Rosie Simon, left, and Paul Sun-Hyung Lee, right, in the play "Kim's Convenience" (Cylla von Tiedemann/Soulpepper Theatre Company)Rosie Simon, left, and Paul Sun-Hyung Lee, right, in the play “Kim’s Convenience” (Cylla von Tiedemann/Soulpepper Theatre Company)

The story, due for a second TV season in fall this year, is set to bring its stage production stateside, to New York, through Soulpepper Theatre Company come July 1. Choi and the team are hoping that a successful run will result in bringing the play to more American cities, including the West Coast.

“I’m curious to see how Americans receive [the play],” Choi said. “I wrote the play and thought that my Korean Canadian friends and family would love it. The surprise was that non-Korean Canadians loved it too. They embraced it all.”

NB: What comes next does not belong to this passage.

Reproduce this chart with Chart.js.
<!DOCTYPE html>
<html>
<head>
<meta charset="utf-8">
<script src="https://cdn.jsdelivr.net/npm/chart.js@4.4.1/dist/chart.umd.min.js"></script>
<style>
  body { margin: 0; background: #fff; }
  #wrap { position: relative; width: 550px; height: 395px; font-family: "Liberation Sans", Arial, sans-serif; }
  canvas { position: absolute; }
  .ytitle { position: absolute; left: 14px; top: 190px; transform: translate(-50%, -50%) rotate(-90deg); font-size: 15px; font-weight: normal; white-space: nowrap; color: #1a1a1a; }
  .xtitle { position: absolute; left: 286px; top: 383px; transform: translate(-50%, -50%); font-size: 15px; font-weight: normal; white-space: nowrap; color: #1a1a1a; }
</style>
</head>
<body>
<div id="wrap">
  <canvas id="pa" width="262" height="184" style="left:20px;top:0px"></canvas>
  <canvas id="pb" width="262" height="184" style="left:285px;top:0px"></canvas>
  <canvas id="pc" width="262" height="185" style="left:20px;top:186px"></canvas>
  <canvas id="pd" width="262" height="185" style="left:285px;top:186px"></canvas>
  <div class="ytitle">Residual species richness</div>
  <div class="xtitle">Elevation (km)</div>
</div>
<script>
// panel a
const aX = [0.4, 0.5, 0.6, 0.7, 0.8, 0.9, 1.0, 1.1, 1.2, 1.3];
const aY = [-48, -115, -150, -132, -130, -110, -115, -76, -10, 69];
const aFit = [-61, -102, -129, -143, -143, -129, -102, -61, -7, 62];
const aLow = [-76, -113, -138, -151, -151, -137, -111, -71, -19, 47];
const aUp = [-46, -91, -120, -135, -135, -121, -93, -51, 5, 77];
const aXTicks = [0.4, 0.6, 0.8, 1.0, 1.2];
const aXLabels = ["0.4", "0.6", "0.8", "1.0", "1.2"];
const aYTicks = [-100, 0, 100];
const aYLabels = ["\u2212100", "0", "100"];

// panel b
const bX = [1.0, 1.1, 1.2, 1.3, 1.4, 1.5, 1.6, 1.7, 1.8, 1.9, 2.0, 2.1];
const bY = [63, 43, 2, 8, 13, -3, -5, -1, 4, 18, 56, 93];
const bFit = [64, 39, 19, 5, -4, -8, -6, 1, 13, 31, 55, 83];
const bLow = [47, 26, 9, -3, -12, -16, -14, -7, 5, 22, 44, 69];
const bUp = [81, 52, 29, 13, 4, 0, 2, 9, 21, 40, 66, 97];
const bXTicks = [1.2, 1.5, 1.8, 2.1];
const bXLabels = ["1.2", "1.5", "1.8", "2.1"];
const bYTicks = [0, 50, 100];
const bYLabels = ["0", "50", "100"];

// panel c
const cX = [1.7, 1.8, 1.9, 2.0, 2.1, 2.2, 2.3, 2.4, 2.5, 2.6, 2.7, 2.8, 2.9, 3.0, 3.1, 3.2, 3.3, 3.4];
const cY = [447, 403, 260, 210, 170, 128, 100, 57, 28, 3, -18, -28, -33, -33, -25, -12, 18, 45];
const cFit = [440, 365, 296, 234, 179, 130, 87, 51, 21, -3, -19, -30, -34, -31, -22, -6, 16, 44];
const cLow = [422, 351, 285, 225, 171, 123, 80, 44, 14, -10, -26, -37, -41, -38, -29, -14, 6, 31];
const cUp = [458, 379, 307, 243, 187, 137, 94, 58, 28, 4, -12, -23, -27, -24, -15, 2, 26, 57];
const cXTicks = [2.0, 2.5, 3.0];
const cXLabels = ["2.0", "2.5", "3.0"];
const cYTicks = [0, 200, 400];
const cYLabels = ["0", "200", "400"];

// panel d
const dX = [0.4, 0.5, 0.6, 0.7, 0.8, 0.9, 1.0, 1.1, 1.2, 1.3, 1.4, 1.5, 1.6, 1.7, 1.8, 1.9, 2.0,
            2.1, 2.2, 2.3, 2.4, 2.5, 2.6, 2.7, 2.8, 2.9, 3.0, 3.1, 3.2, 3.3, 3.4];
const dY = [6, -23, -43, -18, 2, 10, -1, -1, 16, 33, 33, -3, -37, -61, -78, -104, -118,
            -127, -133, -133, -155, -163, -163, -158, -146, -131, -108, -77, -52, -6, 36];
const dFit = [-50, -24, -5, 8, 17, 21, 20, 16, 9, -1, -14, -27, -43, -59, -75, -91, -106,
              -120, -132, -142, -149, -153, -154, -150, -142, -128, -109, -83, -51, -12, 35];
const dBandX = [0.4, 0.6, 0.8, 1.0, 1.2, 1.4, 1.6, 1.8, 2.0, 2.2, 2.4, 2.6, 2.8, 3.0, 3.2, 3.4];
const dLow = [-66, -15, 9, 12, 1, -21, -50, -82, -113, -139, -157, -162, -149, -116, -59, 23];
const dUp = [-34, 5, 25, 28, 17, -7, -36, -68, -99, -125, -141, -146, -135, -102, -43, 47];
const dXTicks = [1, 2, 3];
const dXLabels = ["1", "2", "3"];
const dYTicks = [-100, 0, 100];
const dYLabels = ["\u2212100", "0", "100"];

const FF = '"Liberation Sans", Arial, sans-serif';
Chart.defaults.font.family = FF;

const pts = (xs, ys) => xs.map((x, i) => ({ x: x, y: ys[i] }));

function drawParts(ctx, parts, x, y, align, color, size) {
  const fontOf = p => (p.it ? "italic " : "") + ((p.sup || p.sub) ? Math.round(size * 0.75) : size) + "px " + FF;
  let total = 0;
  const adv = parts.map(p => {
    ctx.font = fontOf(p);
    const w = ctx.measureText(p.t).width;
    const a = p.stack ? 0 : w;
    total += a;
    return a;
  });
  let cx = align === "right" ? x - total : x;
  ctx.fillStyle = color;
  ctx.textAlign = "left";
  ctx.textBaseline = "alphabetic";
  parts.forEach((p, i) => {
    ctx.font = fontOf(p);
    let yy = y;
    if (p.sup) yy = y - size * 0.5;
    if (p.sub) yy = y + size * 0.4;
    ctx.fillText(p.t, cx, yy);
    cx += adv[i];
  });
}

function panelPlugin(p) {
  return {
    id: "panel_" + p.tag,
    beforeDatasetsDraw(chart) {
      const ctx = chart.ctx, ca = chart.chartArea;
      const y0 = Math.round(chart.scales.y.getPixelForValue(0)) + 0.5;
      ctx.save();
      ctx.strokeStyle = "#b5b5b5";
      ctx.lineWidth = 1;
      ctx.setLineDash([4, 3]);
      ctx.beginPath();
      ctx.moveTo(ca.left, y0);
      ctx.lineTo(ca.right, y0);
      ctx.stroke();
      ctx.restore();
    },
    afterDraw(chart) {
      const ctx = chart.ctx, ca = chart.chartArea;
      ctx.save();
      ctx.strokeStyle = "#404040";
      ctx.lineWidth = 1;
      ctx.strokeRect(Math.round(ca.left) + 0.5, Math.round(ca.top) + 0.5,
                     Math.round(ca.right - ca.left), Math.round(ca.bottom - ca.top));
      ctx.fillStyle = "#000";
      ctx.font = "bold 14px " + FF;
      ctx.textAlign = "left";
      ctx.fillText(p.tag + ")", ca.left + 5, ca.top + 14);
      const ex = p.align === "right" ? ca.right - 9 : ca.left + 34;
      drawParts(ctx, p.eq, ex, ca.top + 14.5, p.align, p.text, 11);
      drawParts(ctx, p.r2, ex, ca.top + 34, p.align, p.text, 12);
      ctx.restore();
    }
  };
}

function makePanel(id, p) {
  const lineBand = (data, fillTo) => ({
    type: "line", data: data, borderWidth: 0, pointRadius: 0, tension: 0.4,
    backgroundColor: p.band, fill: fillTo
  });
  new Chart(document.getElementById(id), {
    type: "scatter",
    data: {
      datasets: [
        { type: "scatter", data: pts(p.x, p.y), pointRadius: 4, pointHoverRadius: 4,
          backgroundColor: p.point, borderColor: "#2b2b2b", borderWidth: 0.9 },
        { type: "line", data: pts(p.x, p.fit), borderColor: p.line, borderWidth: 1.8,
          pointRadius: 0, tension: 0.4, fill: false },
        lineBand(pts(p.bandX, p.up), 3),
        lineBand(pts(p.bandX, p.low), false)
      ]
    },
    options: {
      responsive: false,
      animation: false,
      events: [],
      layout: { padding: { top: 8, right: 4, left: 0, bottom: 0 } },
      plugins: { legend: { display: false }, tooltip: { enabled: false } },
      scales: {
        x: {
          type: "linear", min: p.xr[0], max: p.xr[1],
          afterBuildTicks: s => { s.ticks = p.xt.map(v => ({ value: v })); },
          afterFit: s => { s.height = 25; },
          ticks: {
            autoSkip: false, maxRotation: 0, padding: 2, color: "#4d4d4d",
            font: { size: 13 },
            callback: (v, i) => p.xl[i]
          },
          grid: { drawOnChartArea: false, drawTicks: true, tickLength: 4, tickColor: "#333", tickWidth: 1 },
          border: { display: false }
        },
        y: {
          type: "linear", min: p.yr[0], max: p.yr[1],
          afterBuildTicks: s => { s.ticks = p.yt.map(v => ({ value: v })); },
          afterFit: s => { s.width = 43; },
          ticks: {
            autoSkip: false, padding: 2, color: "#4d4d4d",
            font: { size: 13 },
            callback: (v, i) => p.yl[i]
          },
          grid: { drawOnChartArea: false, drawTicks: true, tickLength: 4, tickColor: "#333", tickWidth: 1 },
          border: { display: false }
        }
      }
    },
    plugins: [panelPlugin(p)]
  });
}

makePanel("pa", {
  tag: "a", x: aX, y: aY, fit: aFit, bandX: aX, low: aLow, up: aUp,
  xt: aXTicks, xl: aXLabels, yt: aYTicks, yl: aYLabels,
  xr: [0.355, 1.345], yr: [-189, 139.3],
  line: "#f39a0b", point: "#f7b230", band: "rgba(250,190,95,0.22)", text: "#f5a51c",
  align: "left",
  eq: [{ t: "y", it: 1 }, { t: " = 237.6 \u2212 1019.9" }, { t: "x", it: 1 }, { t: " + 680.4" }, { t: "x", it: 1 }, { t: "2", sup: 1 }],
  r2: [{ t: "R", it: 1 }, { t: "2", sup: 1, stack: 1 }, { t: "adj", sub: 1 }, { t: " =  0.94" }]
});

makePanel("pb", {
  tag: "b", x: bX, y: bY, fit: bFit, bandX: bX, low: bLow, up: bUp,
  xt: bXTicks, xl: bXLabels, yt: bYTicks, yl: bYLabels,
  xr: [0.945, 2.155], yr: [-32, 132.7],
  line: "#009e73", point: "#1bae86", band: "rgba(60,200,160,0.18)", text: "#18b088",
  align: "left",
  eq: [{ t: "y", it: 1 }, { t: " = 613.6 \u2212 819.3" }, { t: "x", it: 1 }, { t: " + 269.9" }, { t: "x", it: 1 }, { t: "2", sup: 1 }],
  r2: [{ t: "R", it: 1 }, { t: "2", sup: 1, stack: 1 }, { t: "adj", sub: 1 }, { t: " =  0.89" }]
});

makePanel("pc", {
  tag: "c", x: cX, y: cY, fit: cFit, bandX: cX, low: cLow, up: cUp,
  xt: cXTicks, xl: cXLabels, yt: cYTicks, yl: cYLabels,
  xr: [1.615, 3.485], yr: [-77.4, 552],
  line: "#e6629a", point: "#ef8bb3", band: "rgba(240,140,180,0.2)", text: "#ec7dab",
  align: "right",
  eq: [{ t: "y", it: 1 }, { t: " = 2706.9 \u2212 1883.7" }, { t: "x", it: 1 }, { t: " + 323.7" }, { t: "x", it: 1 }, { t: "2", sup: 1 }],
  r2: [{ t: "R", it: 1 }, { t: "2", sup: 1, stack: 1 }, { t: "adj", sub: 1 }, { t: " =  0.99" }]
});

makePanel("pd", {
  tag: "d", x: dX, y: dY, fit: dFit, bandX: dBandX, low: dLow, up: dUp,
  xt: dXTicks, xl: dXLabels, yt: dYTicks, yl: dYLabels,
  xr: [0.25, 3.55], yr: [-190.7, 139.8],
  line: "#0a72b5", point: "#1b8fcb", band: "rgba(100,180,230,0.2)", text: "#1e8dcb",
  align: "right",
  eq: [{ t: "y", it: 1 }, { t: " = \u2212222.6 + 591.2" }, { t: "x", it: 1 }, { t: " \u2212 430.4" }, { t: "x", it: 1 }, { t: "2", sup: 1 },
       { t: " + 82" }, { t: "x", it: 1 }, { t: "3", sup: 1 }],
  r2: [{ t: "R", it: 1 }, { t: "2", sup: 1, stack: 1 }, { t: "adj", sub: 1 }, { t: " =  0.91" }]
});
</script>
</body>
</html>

July will also see “Kim’s” in Seoul for the first time, in a 10-day run. Choi has been invited to be a part of the National Theater Company of Korea’s special diaspora program that gathers shows from playwrights of Korean descent from around the globe. “Kim’s” is the only participant from Canada.

“The interest in Korea will be, how did Koreans who left Korea fare? How did they do overseas, and make a living?” He said. “When we went on tour all across Canada, I was surprised. The story is very Toronto, very urban. We went to Calgary, Winnipeg, Vancouver — they loved it. Ahjummas and ahjussis came up to me tearful and said this was their story.”

The lives of the Kim family and their little convenience store, of course, is for more than just adults. It’s a celebration and, he hopes, an honest telling of the Korean Canadian experience.

“I want little Asian students to see Asians on stage be celebrated and inspired to be artistic,” Choi said. “And not just artistic, but that they can do so many things, and to encourage them.”